The Bible provides less detail about the afterlife than many people expect, but several things are clear:

For believers: To be absent from the body is to be present with the Lord (2 Corinthians 5:8). Jesus told the thief on the cross: 'Today you will be with me in paradise' (Luke 23:43). Philippians 1:21-23 describes death as 'gain' and 'far better' — not because death is good but because what follows is incomparably wonderful.

The intermediate state: Between death and the final resurrection, believers are consciously with Christ. This is not soul sleep (unconscious waiting) but active fellowship with God. The parable of the rich man and Lazarus (Luke 16:19-31), while a parable, depicts conscious existence after death.

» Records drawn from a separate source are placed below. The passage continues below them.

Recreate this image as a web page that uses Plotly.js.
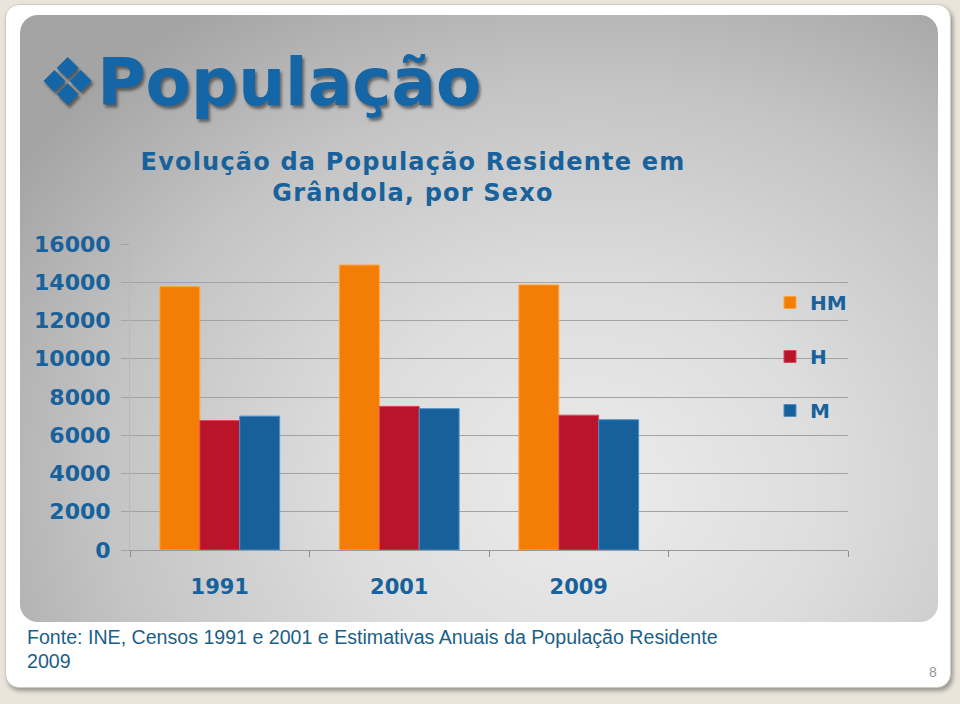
<!DOCTYPE html>
<html>
<head>
<meta charset="utf-8">
<script src="https://cdn.plot.ly/plotly-3.0.1.min.js"></script>
<style>
  html, body { margin:0; padding:0; width:960px; height:704px; overflow:hidden; background:#e9e5db; }
  #card { position:absolute; left:5px; top:4px; width:946px; height:684px; background:#ffffff;
          border-radius:14px; box-shadow: 2px 3px 4px rgba(0,0,0,0.35); border:1px solid #d0cdc4; box-sizing:border-box; }
  #panel { position:absolute; left:20px; top:15px; width:918px; height:607px; border-radius:18px;
           background: radial-gradient(ellipse 75% 95% at 62% 78%, #ececec 0%, #dddddd 35%, #c4c4c4 70%, #a4a4a4 100%); }
  #chart { position:absolute; left:0; top:0; width:960px; height:704px; }
  .gtitle { letter-spacing: 1.2px; }
</style>
</head>
<body>
<div id="card"></div>
<div id="panel"></div>
<div id="chart"></div>
<script>
// ---- data ----
const years = ["1991", "2001", "2009"];
const seriesNames = ["HM", "H", "M"];
const hmValues = [13770, 14900, 13860];
const hValues  = [6770, 7510, 7050];
const mValues  = [7000, 7390, 6810];
const yTicks = [0, 2000, 4000, 6000, 8000, 10000, 12000, 14000, 16000];

const mainTitle = "❖População";
const chartTitle = "Evolução da População Residente em<br>Grândola, por Sexo";
const sourceLine1 = "Fonte: INE, Censos 1991 e 2001 e Estimativas Anuais da População Residente";
const sourceLine2 = "2009";
const pageNumber = "8";

// ---- layout geometry ----
const W = 960, H = 704;
const M = { l: 130, r: 112, t: 244, b: 154 };
const pw = W - M.l - M.r, ph = H - M.t - M.b;
const px = x => (x - M.l) / pw;          // pixel -> paper x
const py = y => (H - M.b - y) / ph;      // pixel -> paper y

const blue = "#17629c";
const colors = ["#f47d06", "#b91429", "#17609a"];
const edge = ["#ffa53a", "#e04a5c", "#4a90c8"];

const values = [hmValues, hValues, mValues];
const traces = seriesNames.map((n, i) => ({
  type: "bar", name: n, x: years, y: values[i],
  legendgroup: n,
  marker: { color: colors[i], line: { color: edge[i], width: 1 } },
  hoverinfo: "x+y+name"
}));

const bold = { family: "DejaVu Sans, Verdana, sans-serif", weight: "bold", color: blue };

const layout = {
  width: W, height: H,
  margin: M,
  paper_bgcolor: "rgba(0,0,0,0)",
  plot_bgcolor: "rgba(0,0,0,0)",
  barmode: "group", bargap: 0.333, bargroupgap: 0,
  showlegend: true,
  legend: {
    x: px(770), xanchor: "left", y: py(283), yanchor: "top",
    bgcolor: "rgba(0,0,0,0)", borderwidth: 0,
    font: Object.assign({}, bold, { size: 20 }),
    tracegroupgap: 25, traceorder: "grouped"
  },
  title: {
    text: chartTitle,
    font: Object.assign({}, bold, { size: 24 }),
    x: px(413), xref: "paper", xanchor: "center",
    y: 1 - 170 / H, yref: "container", yanchor: "top"
  },
  xaxis: {
    type: "category", categoryorder: "array", categoryarray: years.concat([" "]),
    range: [-0.5, 3.5],
    tickson: "boundaries", ticks: "outside", ticklen: 6, tickcolor: "#8c8c8c", tickwidth: 1,
    showline: true, linecolor: "#9a9a9a", linewidth: 1,
    showgrid: false, zeroline: false,
    tickfont: Object.assign({}, bold, { size: 21 }),
    ticklabelstandoff: 18, fixedrange: true
  },
  yaxis: {
    range: [0, 16000], tickvals: yTicks, ticktext: yTicks.map(String),
    showgrid: true, gridcolor: "#a3a3a3", gridwidth: 1,
    ticks: "outside", ticklen: 8, tickcolor: "#a3a3a3",
    showline: true, linecolor: "#b8b8b8", linewidth: 1,
    zeroline: false,
    tickfont: Object.assign({}, bold, { size: 22 }),
    ticklabelstandoff: 6, fixedrange: true
  },
  annotations: [
    { text: mainTitle, xref: "paper", yref: "paper", x: px(36), y: py(82),
      xanchor: "left", yanchor: "middle", showarrow: false,
      font: { family: "DejaVu Sans, Verdana, sans-serif", weight: "bold", size: 66, color: "#1566a6",
              shadow: "2px 3px 3px rgba(0,0,0,0.45)" } },
    { text: sourceLine1, xref: "paper", yref: "paper", x: px(25), y: py(637),
      xanchor: "left", yanchor: "middle", showarrow: false,
      font: { family: "Liberation Sans, Arial, sans-serif", size: 19.6, color: "#1b5f88" } },
    { text: sourceLine2, xref: "paper", yref: "paper", x: px(25), y: py(661),
      xanchor: "left", yanchor: "middle", showarrow: false,
      font: { family: "Liberation Sans, Arial, sans-serif", size: 19.6, color: "#1b5f88" } },
    { text: pageNumber, xref: "paper", yref: "paper", x: px(933), y: py(672),
      xanchor: "center", yanchor: "middle", showarrow: false,
      font: { family: "Liberation Sans, Arial, sans-serif", size: 14, color: "#9a9a9a" } }
  ]
};

Plotly.newPlot("chart", traces, layout, { displayModeBar: false, staticPlot: false });
</script>
</body>
</html>
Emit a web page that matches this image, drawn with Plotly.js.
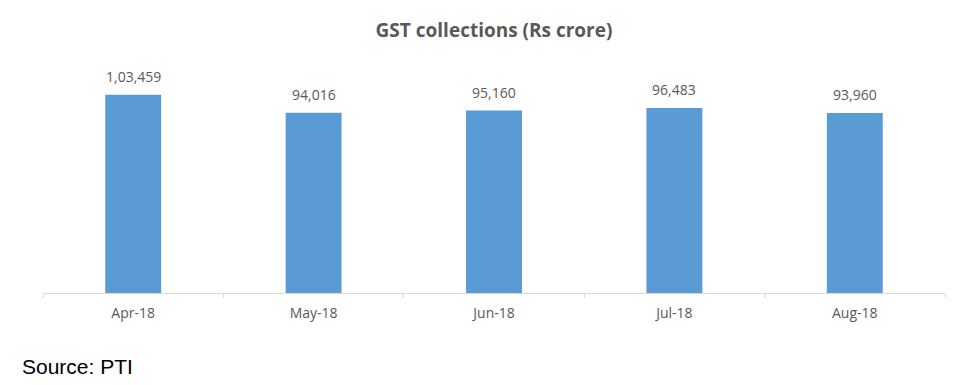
<!DOCTYPE html>
<html><head><meta charset="utf-8">
<script src="https://cdn.plot.ly/plotly-3.0.1.min.js"></script>
<style>html,body{margin:0;padding:0;background:#fff;}</style>
</head><body>
<div id="chart" style="width:960px;height:385px;"></div>
<script>
var months = ["Apr-18", "May-18", "Jun-18", "Jul-18", "Aug-18"];
var collections = [103459, 94016, 95160, 96483, 93960];
var labels = ["1,03,459", "94,016", "95,160", "96,483", "93,960"];

var trace = {
  type: 'bar', x: months, y: collections,
  marker: {color: '#5B9BD5'},
  hoverinfo: 'x+y'
};
var ann = months.map(function(m, i){
  return {x: m, y: collections[i], xref: 'x', yref: 'y', text: labels[i], showarrow: false,
    yanchor: 'bottom', yshift: 7, font: {family: 'Open Sans, sans-serif', size: 14, color: '#595959'}};
});
ann.push({xref: 'paper', yref: 'paper', x: -0.025, y: -0.26, xanchor: 'left', yanchor: 'top', showarrow: false,
  text: 'Source: PTI', font: {family: 'Liberation Sans, Arial, sans-serif', size: 21, color: '#000'}});
var layout = {
  width: 960, height: 385,
  margin: {l: 43, r: 15, t: 63, b: 92},
  paper_bgcolor: '#fff', plot_bgcolor: '#fff',
  bargap: 0.69,
  title: {text: '<b>GST collections (Rs crore)</b>', x: 0.5, xref: 'paper', y: 0.922, yanchor: 'middle',
    font: {family: 'Open Sans, sans-serif', size: 19, color: '#595959'}},
  xaxis: {showline: true, linecolor: '#d9d9d9', linewidth: 1, ticks: 'outside', tickson: 'boundaries',
    ticklen: 4, tickcolor: '#d9d9d9', showgrid: false, zeroline: false,
    tickfont: {family: 'Open Sans, sans-serif', size: 14, color: '#595959'}, ticklabelstandoff: 7},
  yaxis: {range: [0, 120000], visible: false, showgrid: false, zeroline: false},
  annotations: ann,
  showlegend: false
};
Plotly.newPlot('chart', [trace], layout, {displayModeBar: false, staticPlot: true});
</script>
</body></html>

The final resurrection: At Christ's return, the dead in Christ will be raised with transformed, imperishable bodies (1 Corinthians 15:42-44; 1 Thessalonians 4:16-17). The resurrection is not the immortality of the soul escaping the body — it is the redemption of the body itself. Christianity is not anti-physical; it is pro-creation. God will not abandon matter but redeem it.

The new creation: Revelation 21:1-4 describes the ultimate destination: 'I saw a new heaven and a new earth... He will wipe every tear from their eyes. There will be no more death or mourning or crying or pain, for the old order of things has passed away.' Death itself will die — the last enemy destroyed, never to return.

Grief and Hope

The Bible does not forbid grief. Jesus wept. David mourned his son. The early church mourned Stephen. Grief is the appropriate response to loss — to pretend otherwise is not faith but denial.

But the Bible insists that Christian grief is different from hopeless grief: 'Brothers and sisters, we do not want you to be uninformed about those who sleep in death, so that you do not grieve like the rest of mankind, who have no hope' (1 Thessalonians 4:13). Paul does not say 'do not grieve' — he says do not grieve 'like those who have no hope.' Christians grieve fully but not finally. The pain is real but the separation is temporary.

Death and the Christian Life

Paradoxically, the Bible also uses death as a metaphor for the Christian life. Believers are called to 'die to self' — to crucify their old nature and live a new life in Christ.

'I have been crucified with Christ and I no longer live, but Christ lives in me' (Galatians 2:20). 'For you died, and your life is now hidden with Christ in God' (Colossians 3:3). 'Whoever wants to save their life will lose it, but whoever loses their life for me will find it' (Matthew 16:25).

This voluntary death-to-self is the path to true life. The grain of wheat must fall to the ground and die before it can bear fruit (John 12:24). The Christian who has already died with Christ has nothing left to fear from physical death — the worst has already happened, and it turned out to be the gateway to resurrection.

Conclusion

The Bible's message about death is neither denial nor despair. It is honest about death's reality, fierce in its opposition to death's power, and triumphant in its proclamation of death's defeat. 'The last enemy to be destroyed is death' (1 Corinthians 15:26) — and in Christ, that destruction is guaranteed. For the Christian, death is not the end of the story. It is the last chapter before the real story begins.